Taking care of others, especially while battling the current coronavirus pandemic, can put a strain on the most resilient. You may find yourself in a feud with caregiver stress, a condition caused by the emotional and physical pressures of caregiving. Flair sat down with psychiatrist Dr Kristen Robinson-Barrett to zoom in on the condition that’s also referred to as caregiver distress or burnout. But first, who is a caregiver?
This is anyone who provides care for another person in need, like a child, the elderly, a husband or wife, a relative, a friend, or a neighbour.
“Caregiver stress is quite common in Jamaica, though we do not know the exact prevalence. US statistics suggest 40 per cent of caregivers are emotionally stressed. It can occur in anyone who is the primary carer of an individual with a chronic illness, particularly those which lead to physical and mental impairment, thus requiring significant assistance in their daily activities,” the doctor explained.
The psychiatrist explained that caring for loved ones with certain chronic mental illnesses, including elderly patients with dementia, can become overwhelming. That’s especially if the appropriate support and resources are absent.
WHO GETS CAREGIVER STRESS?
Anyone can become a victim of caregiver stress.
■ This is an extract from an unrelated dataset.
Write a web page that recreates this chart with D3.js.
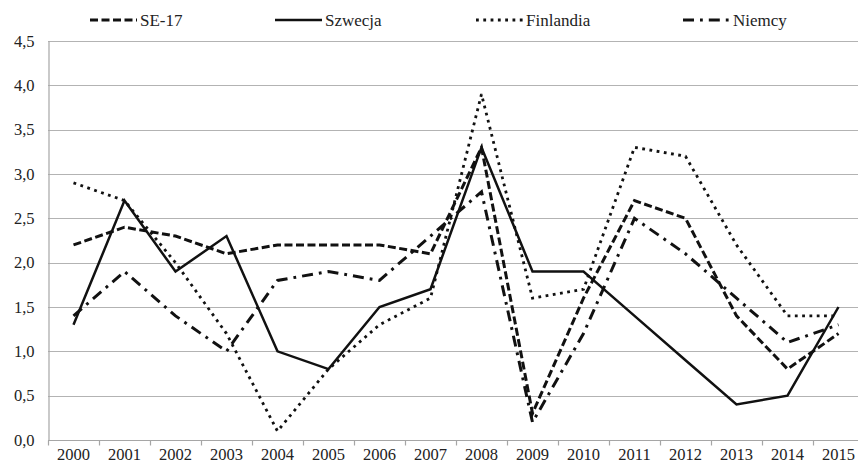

However, women are twice as likely to become depressed and plagued with anxiety brought on by caregiver stress. In fact, there are risk factors that make one more vulnerable to the problem. These include being a woman; lacking support– either support is not available or the individual prefers not to ask for help – lack of resources; and having a chronic illness and caring for a loved one, particularly a spouse, with dementia.
“Persons suffering from caregiver stress may experience certain emotional signs and symptoms. These include feeling nervous or worried, irritability, sadness, feeling overwhelmed and exhausted, feeling tired or fatigued, losing interest in things, withdrawing from people, neglecting your personal needs, and sometimes losing empathy for the person you are caring for,” Robinson-Barrett explained.
It’s important that persons who are or think that they are battling caregiver stress seek help. This is especially since it may result in body aches, headaches, loss of appetite, poor sleep, weakness and fatigue, and more frequent infections because of a weakened immune system. Plus, caregivers with chronic illnesses are at greater risk of succumbing to them.
Your healthcare provider should be your first option for assistance. Robinson-Barrett says it could be a general practitioner or mental-health expert. She also recommends self-assessment tests that can be done online and seeking assistance from family, friends, and agencies. This is so they can take a break and focus on self-care. This helps to prevent burnout.
Since anyone can get caregiver stress, you should try to prevent it. The doctor recommends the following steps.
- Reduce the pressure and expectations placed on yourself, and get a trusted individual to share your feelings with.
- Get help in any form in which it is available, and make use of agencies or respite care, if possible.
- Ensure consistent time for self-care, including developing coping skills and tools for relaxation.
- Set boundaries on what you provide, and accept feelings of frustration that may come.
- Eating well and exercising are also helpful.
- Engage mental-health professionals early, and seek support groups for caregivers.